Richard Murray, director of Landmark Estates, which owns the site, told the inquest that housing is planned on the site and that the last tenant moved out of the industrial units in around January 2016

The inquest heard the site had been empty for around 17 months when the tragedy happened.

Mr Murray said he had visited the site on nine occasions between July 2016 and July 2017 to check that it was secure and was not aware that children had been gaining access.

The inquest was told the industrial units have now been demolished ahead of housing being built on the site.

Mr McLoughlin asked Mr Murray if it would have been possible to demolish the buildings at an earlier stage.
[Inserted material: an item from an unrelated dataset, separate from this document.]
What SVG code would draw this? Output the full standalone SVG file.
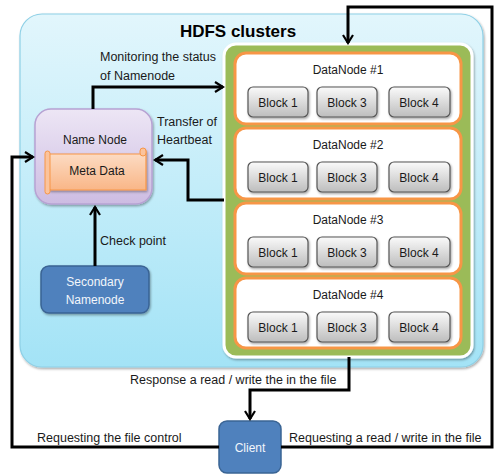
<svg xmlns="http://www.w3.org/2000/svg" width="494" height="474" viewBox="0 0 494 474">
  <defs>
    <linearGradient id="gCluster" x1="0" y1="0" x2="0" y2="1">
      <stop offset="0" stop-color="#E2F6FC"/>
      <stop offset="1" stop-color="#A3E3F6"/>
    </linearGradient>
    <linearGradient id="gBlock" x1="0" y1="0" x2="0" y2="1">
      <stop offset="0" stop-color="#FAFAFA"/>
      <stop offset="1" stop-color="#BDBDBD"/>
    </linearGradient>
    <linearGradient id="gName" x1="0" y1="0" x2="0" y2="1">
      <stop offset="0" stop-color="#EDE6F5"/>
      <stop offset="1" stop-color="#CDBCE2"/>
    </linearGradient>
    <linearGradient id="gMeta" x1="0" y1="0" x2="0" y2="1">
      <stop offset="0" stop-color="#FDE0CB"/>
      <stop offset="1" stop-color="#F9B687"/>
    </linearGradient>
    <filter id="shadow" x="-10%" y="-10%" width="125%" height="130%">
      <feDropShadow dx="1" dy="1.5" stdDeviation="1.2" flood-color="#000" flood-opacity="0.35"/>
    </filter>
    <marker id="arrow" viewBox="0 0 12 12" refX="10" refY="6" markerWidth="12" markerHeight="12" markerUnits="userSpaceOnUse" orient="auto">
      <path d="M2,1 L10,6 L2,11" fill="none" stroke="#000" stroke-width="2.2"/>
    </marker>
    <style>
      text { font-family: "Liberation Sans", Arial, sans-serif; font-size: 12px; fill: #1a1a1a; }
      .title { font-size: 17px; font-weight: bold; fill: #000; }
      .label { font-size: 12.5px; }
      .center { text-anchor: middle; }
      .light { fill: #F2F6FB; }
      .block { fill: url(#gBlock); stroke: #555; stroke-width: 1.2; filter: url(#shadow); }
      .dn { fill: #FFFFFF; stroke: #F79646; stroke-width: 3; }
      .wire { fill: none; stroke: #000; stroke-width: 3; }
    </style>
  </defs>

  <!-- HDFS cluster background -->
  <g id="hdfs-cluster">
    <rect x="20" y="14" width="463" height="353" rx="22" fill="url(#gCluster)" stroke="#8ED0E6" stroke-width="1.2" filter="url(#shadow)"/>
    <text class="title center" x="238" y="37">HDFS clusters</text>
  </g>

  <!-- DataNode rack -->
  <g id="datanode-rack">
    <rect x="224" y="44" width="248" height="313" rx="12" fill="#9BBB59" stroke="#FFFFFF" stroke-width="3" filter="url(#shadow)"/>
  </g>

  <g id="datanode-1">
    <rect class="dn" x="235" y="53" width="226" height="71" rx="11"/>
    <text class="center" x="348" y="74">DataNode #1</text>
    <rect class="block" x="248" y="87" width="60" height="30" rx="5"/><text class="center" x="278" y="107">Block 1</text>
    <rect class="block" x="317" y="87" width="60" height="30" rx="5"/><text class="center" x="347" y="107">Block 3</text>
    <rect class="block" x="389" y="87" width="61" height="30" rx="5"/><text class="center" x="419" y="107">Block 4</text>
  </g>
  <g id="datanode-2">
    <rect class="dn" x="235" y="128" width="226" height="71" rx="11"/>
    <text class="center" x="348" y="149">DataNode #2</text>
    <rect class="block" x="248" y="162" width="60" height="30" rx="5"/><text class="center" x="278" y="182">Block 1</text>
    <rect class="block" x="317" y="162" width="60" height="30" rx="5"/><text class="center" x="347" y="182">Block 3</text>
    <rect class="block" x="389" y="162" width="61" height="30" rx="5"/><text class="center" x="419" y="182">Block 4</text>
  </g>
  <g id="datanode-3">
    <rect class="dn" x="235" y="203" width="226" height="71" rx="11"/>
    <text class="center" x="348" y="224">DataNode #3</text>
    <rect class="block" x="248" y="237" width="60" height="30" rx="5"/><text class="center" x="278" y="257">Block 1</text>
    <rect class="block" x="317" y="237" width="60" height="30" rx="5"/><text class="center" x="347" y="257">Block 3</text>
    <rect class="block" x="389" y="237" width="61" height="30" rx="5"/><text class="center" x="419" y="257">Block 4</text>
  </g>
  <g id="datanode-4">
    <rect class="dn" x="235" y="278" width="226" height="70" rx="11"/>
    <text class="center" x="348" y="299">DataNode #4</text>
    <rect class="block" x="248" y="312" width="60" height="30" rx="5"/><text class="center" x="278" y="332">Block 1</text>
    <rect class="block" x="317" y="312" width="60" height="30" rx="5"/><text class="center" x="347" y="332">Block 3</text>
    <rect class="block" x="389" y="312" width="61" height="30" rx="5"/><text class="center" x="419" y="332">Block 4</text>
  </g>

  <!-- Name Node with its metadata scroll -->
  <g id="name-node">
    <rect x="35" y="109" width="117" height="95" rx="16" fill="url(#gName)" stroke="#B7A2D3" stroke-width="1.5" filter="url(#shadow)"/>
    <text class="center" x="95" y="144">Name Node</text>
    <g id="meta-data">
      <path d="M48,154 H143 V149 a3,3 0 0 1 3,3 V190 H51 a3,3 0 0 1 -3,-3 Z" fill="url(#gMeta)" stroke="#F79646" stroke-width="1.2" filter="url(#shadow)"/>
      <rect x="45" y="151" width="5" height="43" rx="2.5" fill="#FBC39C" stroke="#F79646" stroke-width="1"/>
      <rect x="140" y="148" width="6" height="8" rx="3" fill="#FBC39C" stroke="#F79646" stroke-width="1"/>
      <text class="center" x="97" y="175">Meta Data</text>
    </g>
  </g>

  <!-- Secondary Namenode -->
  <g id="secondary-namenode">
    <rect x="41" y="266" width="108" height="47" rx="8" fill="#4F81BD" stroke="#3A6494" stroke-width="1.5" filter="url(#shadow)"/>
    <text class="center light" x="95" y="286">Secondary</text>
    <text class="center light" x="95" y="304">Namenode</text>
  </g>

  <!-- Client -->
  <g id="client">
    <rect x="219" y="421" width="62" height="52" rx="8" fill="#4F81BD" stroke="#3A6494" stroke-width="1.5"/>
    <text class="center light" x="250" y="452">Client</text>
  </g>

  <!-- Connectors -->
  <g id="connectors">
    <path class="wire" d="M93,109 V87 H223" marker-end="url(#arrow)"/>
    <path class="wire" d="M224,200 H188 V160 H155" marker-end="url(#arrow)"/>
    <path class="wire" d="M95,266 V207" marker-end="url(#arrow)"/>
    <path class="wire" d="M219,447 H12 V157 H33" marker-end="url(#arrow)"/>
    <path class="wire" d="M281,447 H492 V7 H348 V43" marker-end="url(#arrow)"/>
    <path class="wire" d="M349,357 V390 H250 V419" marker-end="url(#arrow)"/>
  </g>

  <!-- Connector labels -->
  <g id="labels">
    <text class="label" x="100" y="61">Monitoring the status</text>
    <text class="label" x="100" y="80">of Namenode</text>
    <text class="label" x="157" y="126">Transfer of</text>
    <text class="label" x="157" y="144">Heartbeat</text>
    <text class="label" x="100" y="245">Check point</text>
    <text class="label" x="130" y="384">Response  a read / write the in the file</text>
    <text class="label" x="37" y="442">Requesting the file control</text>
    <text class="label" x="289" y="442">Requesting  a read / write in the file</text>
  </g>
</svg>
Mr Murray replied: "Unfortunately not until you have agreed everything with Leeds City Council. You have to satisfy various requirements before you are able to demolish a building.

Mr Murray added: "Bureaucracy seemed to hold up the process."

Mr McLoughlin asked: "You need permission to demolish?"

Mr Murray replied: "Absolutely. Otherwise we would have demolished the buildings and mitigated the business rates which we had been continuing to pay."

Detective Constable Lee Swift said all the boys aged from nine to around 16 that had been at the scene were traced and interviewed.

Det Cons Swift said the boys said they had been playing a game of tig, adding: "During that some of the boys decided to go on the roof to avoid being caught as part of the game."